Britain’s Queen Elizabeth II, the head of the Commonwealth, in a message for Commonwealth Day 2001, yesterday said:

"The theme this year - A New Generation - captures the reality of a young Commonwealth. More than half of our 1.7 billion people are under the age of twenty five. They are the future of the organisation.

These young people face a world of challenge and change. Many must cope with a life where even the basics of human existence - food, shelter and clean water - are far from guaranteed, or in very short supply. Others have had their lives blighted by war, disease or environmental damage. Far too few enjoy the prospect of decent education, or work which can give expression to their talents and energies.

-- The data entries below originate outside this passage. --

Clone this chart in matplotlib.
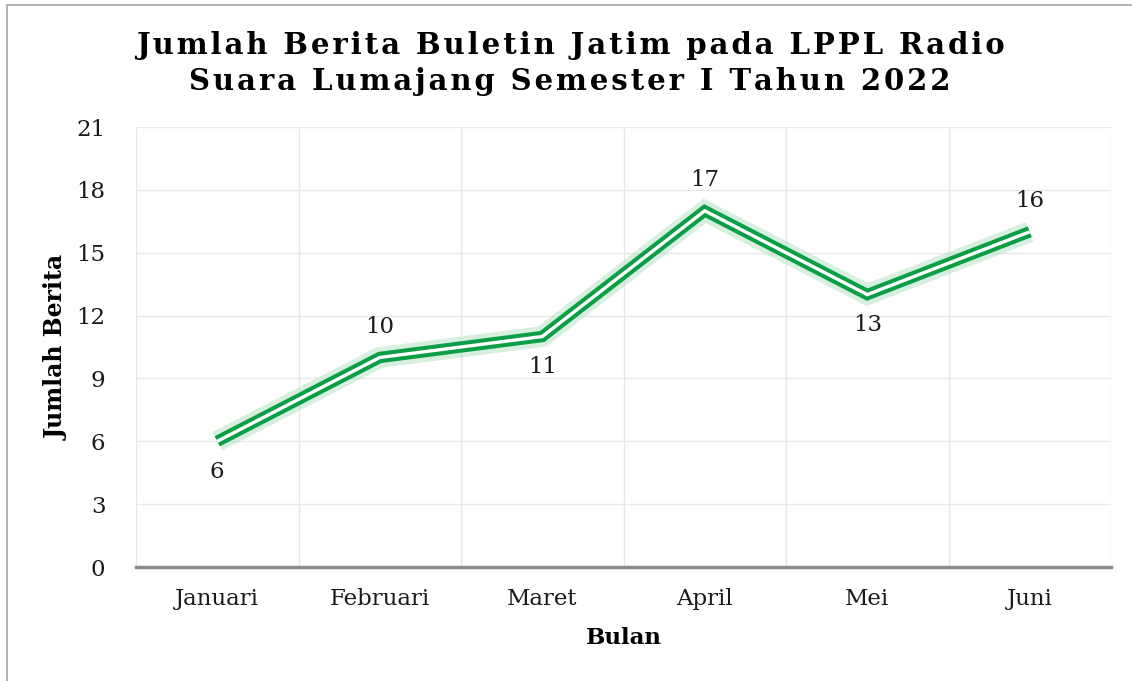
import matplotlib.pyplot as plt
from matplotlib.patches import Rectangle

bulan = ['Januari', 'Februari', 'Maret', 'April', 'Mei', 'Juni']
jumlah = [6, 10, 11, 17, 13, 16]
label_pos = ['below', 'above', 'below', 'above', 'below', 'above']
yticks = [0, 3, 6, 9, 12, 15, 18, 21]

title_lines = ['Jumlah Berita Buletin Jatim pada LPPL Radio',
               'Suara Lumajang Semester I Tahun 2022']

plt.rcParams['font.family'] = ['DejaVu Serif']

fig = plt.figure(figsize=(11.32, 6.81), dpi=100)
W, H = 1132, 681

# chart border (only left/top visible in the crop)
fig.patches.append(Rectangle((7 / W, -0.1), 1.2, (H - 5) / H + 0.1, transform=fig.transFigure,
                             fill=False, edgecolor='#a6a6a6', linewidth=1.2))

ax = fig.add_axes([136 / W, (H - 567) / H, 975 / W, 440 / H])
x = list(range(len(bulan)))

# glow + double line
ax.plot(x, jumlah, color='#b5e2c4', lw=15, alpha=0.55, solid_joinstyle='miter',
        solid_capstyle='butt', zorder=2)
ax.plot(x, jumlah, color='#0c9e44', lw=8.2, solid_joinstyle='miter', solid_capstyle='butt', zorder=3)
ax.plot(x, jumlah, color='white', lw=2.4, solid_joinstyle='miter', solid_capstyle='butt', zorder=4)

for xi, v, pos in zip(x, jumlah, label_pos):
    off = 22 if pos == 'above' else -22
    ax.annotate(str(v), (xi, v), xytext=(0, off), textcoords='offset points',
                ha='center', va='center', fontsize=16.5, color='#1a1a1a')

ax.set_xlim(-0.5, len(bulan) - 0.5)
ax.set_ylim(0, 21)
ax.set_yticks(yticks)
ax.set_xticks(x)
ax.set_xticklabels(bulan)
ax.set_xticks([i - 0.5 for i in range(len(bulan) + 1)], minor=True)
ax.tick_params(axis='both', which='both', length=0, labelsize=16.5, colors='#1a1a1a')
ax.tick_params(axis='x', pad=15)
ax.tick_params(axis='y', pad=22)
ax.grid(True, axis='y', which='major', color='#e8e8e8', lw=1)
ax.grid(True, axis='x', which='minor', color='#e8e8e8', lw=1)
ax.set_axisbelow(True)
for s in ['top', 'right', 'left']:
    ax.spines[s].set_visible(False)
ax.spines['bottom'].set_color('#8c8c8c')
ax.spines['bottom'].set_linewidth(2.5)
ax.spines['bottom'].set_zorder(5)

ax.set_xlabel('Bulan', fontsize=16.5, fontweight='bold')
ax.xaxis.set_label_coords(0.5, -(638 - 567) / 440)
ax.set_ylabel('Jumlah Berita', fontsize=17, fontweight='bold')
ax.yaxis.set_label_coords(-(136 - 57) / 975, 0.5)
ax.yaxis.label.set_va('center')
ax.xaxis.label.set_va('center')

# spaced title
def spaced(s):
    return '\u200a'.join(s)

fig.text(570 / W, 1 - 46 / H, spaced(title_lines[0]), ha='center', va='center',
         fontsize=21, fontweight='bold', color='black')
fig.text(570 / W, 1 - 81 / H, spaced(title_lines[1]), ha='center', va='center',
         fontsize=21, fontweight='bold', color='black')

fig.savefig('out.png', dpi=100, facecolor='white')
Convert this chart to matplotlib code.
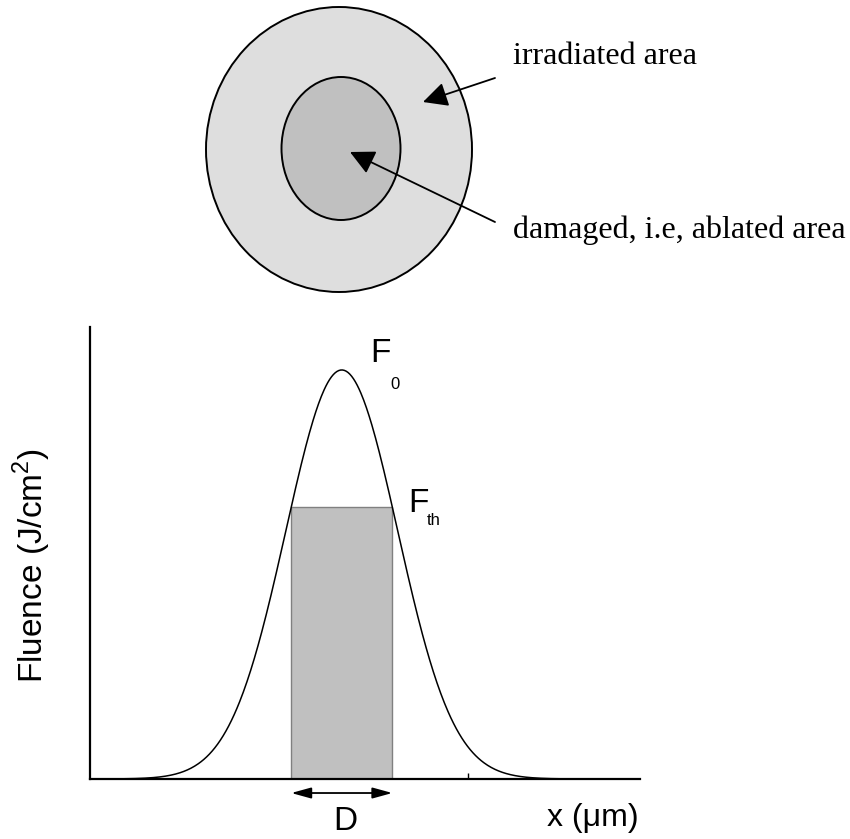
import numpy as np
import matplotlib.pyplot as plt
from matplotlib.patches import Ellipse, Rectangle

# beam profile (arbitrary units, x in units of sigma)
F0 = 1.0          # peak fluence
Fth = 0.665       # ablation threshold
sigma = 1.0
x_min, x_max = -4.5, 5.33
tick_pos = [2.25]

# spot sizes for the top sketch (pixels): centre x, centre y, width, height
outer_spot = [339, 149.5, 266, 285]
inner_spot = [341, 148.5, 119, 143]

sans = 'Liberation Sans'
plt.rcParams['mathtext.fontset'] = 'custom'
plt.rcParams['mathtext.rm'] = sans

x = np.linspace(x_min, x_max, 600)
F = F0 * np.exp(-x**2 / (2 * sigma**2))
half_D = sigma * np.sqrt(2 * np.log(F0 / Fth))

W, H = 850, 839
fig = plt.figure(figsize=(W / 100, H / 100), dpi=100)

# --- fluence profile ---
ax = fig.add_axes([90 / W, (H - 779) / H, (640 - 90) / W, (779 - 327) / H])
ax.add_patch(Rectangle((-half_D, 0), 2 * half_D, Fth, facecolor='#c0c0c0',
                       edgecolor='#808080', lw=1.0, zorder=1))
ax.plot(x, F, color='k', lw=1.1, zorder=2)
ax.set_xlim(x_min, x_max)
ax.set_ylim(0, 1.105)
for s in ['top', 'right']:
    ax.spines[s].set_visible(False)
for s in ['left', 'bottom']:
    ax.spines[s].set_linewidth(1.6)
ax.set_xticks(tick_pos)
ax.set_xticklabels([])
ax.set_yticks([])
ax.tick_params(axis='x', direction='in', length=4, width=1.0)

ax.annotate('', xy=(-half_D, -0.031), xytext=(half_D, -0.031),
            xycoords=('data', 'axes fraction'), textcoords=('data', 'axes fraction'),
            arrowprops=dict(arrowstyle='<|-|>,head_length=0.8,head_width=0.22',
                            color='k', lw=1.3, mutation_scale=15,
                            shrinkA=0, shrinkB=0))

# --- overlay in pixel coordinates ---
ov = fig.add_axes([0, 0, 1, 1])
ov.set_xlim(0, W)
ov.set_ylim(H, 0)
ov.axis('off')
ov.patch.set_alpha(0)

ov.add_patch(Ellipse(outer_spot[:2], outer_spot[2], outer_spot[3],
                     facecolor='#dedede', edgecolor='k', lw=1.4))
ov.add_patch(Ellipse(inner_spot[:2], inner_spot[2], inner_spot[3],
                     facecolor='#c0c0c0', edgecolor='k', lw=1.4))

arrow = dict(arrowstyle='-|>,head_length=0.6,head_width=0.3', color='k',
             lw=1.3, mutation_scale=25, shrinkA=0, shrinkB=0)
ov.annotate('', xy=(423, 102), xytext=(495, 78), arrowprops=arrow)
ov.annotate('', xy=(350, 152), xytext=(495, 222), arrowprops=arrow)

serif = dict(family='Liberation Serif', fontsize=23, va='center', ha='left')
ov.text(513, 57, 'irradiated area', **serif)
ov.text(513, 230, 'damaged, i.e, ablated area', **serif)

ov.text(370, 362, 'F', family=sans, fontsize=24, ha='left', va='baseline')
ov.text(390, 389, '0', family=sans, fontsize=12, ha='left', va='baseline')
ov.text(408, 512, 'F', family=sans, fontsize=24, ha='left', va='baseline')
ov.text(427, 525, 'th', family=sans, fontsize=12, ha='left', va='baseline')

ov.text(345, 822, 'D', family=sans, fontsize=24, ha='center', va='center')
ov.text(547, 818, 'x (\u03bcm)', family=sans, fontsize=23, ha='left', va='center')
ov.text(32, 566, 'Fluence (J/cm$^{2}$)', family=sans, fontsize=24,
        rotation=90, ha='center', va='center')

fig.savefig('out.png', dpi=100)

Yet for all its ills and difficulties the world of the new generation also offers opportunities: instant communication, the transfer of knowledge, and advances in science and technology which , if applied sensibly can help people achieve a more fulfilling life.

Despite all these opportunities, we still seem transfixed by our differences. This is where our young people are so important. They know there are many problems which can only be resolved when people in different countries work together. I hope we can persuade them that the Commonwealth, whose very strength is in its diversity, has much to offer them in charting a path across the barriers of race and religion, distance and economic circumstances.

Making our Commonwealth matter to its younger members is the task of those of us who have lived through its development over the last fifty years or so. I hope that when the ten Commonwealth leaders who have been charged with conducting a review of our association’s future report to the summit in Brisbane in six months’ time they will bring with them a message of hope and renewal. For what the Commonwealth becomes will depend on its success in addressing itself to the new generations; capturing their imagination; firing their vision; and enlisting their energy and commitment to an association which I believe can be as important to the twenty-first century as it has been to the twentieth.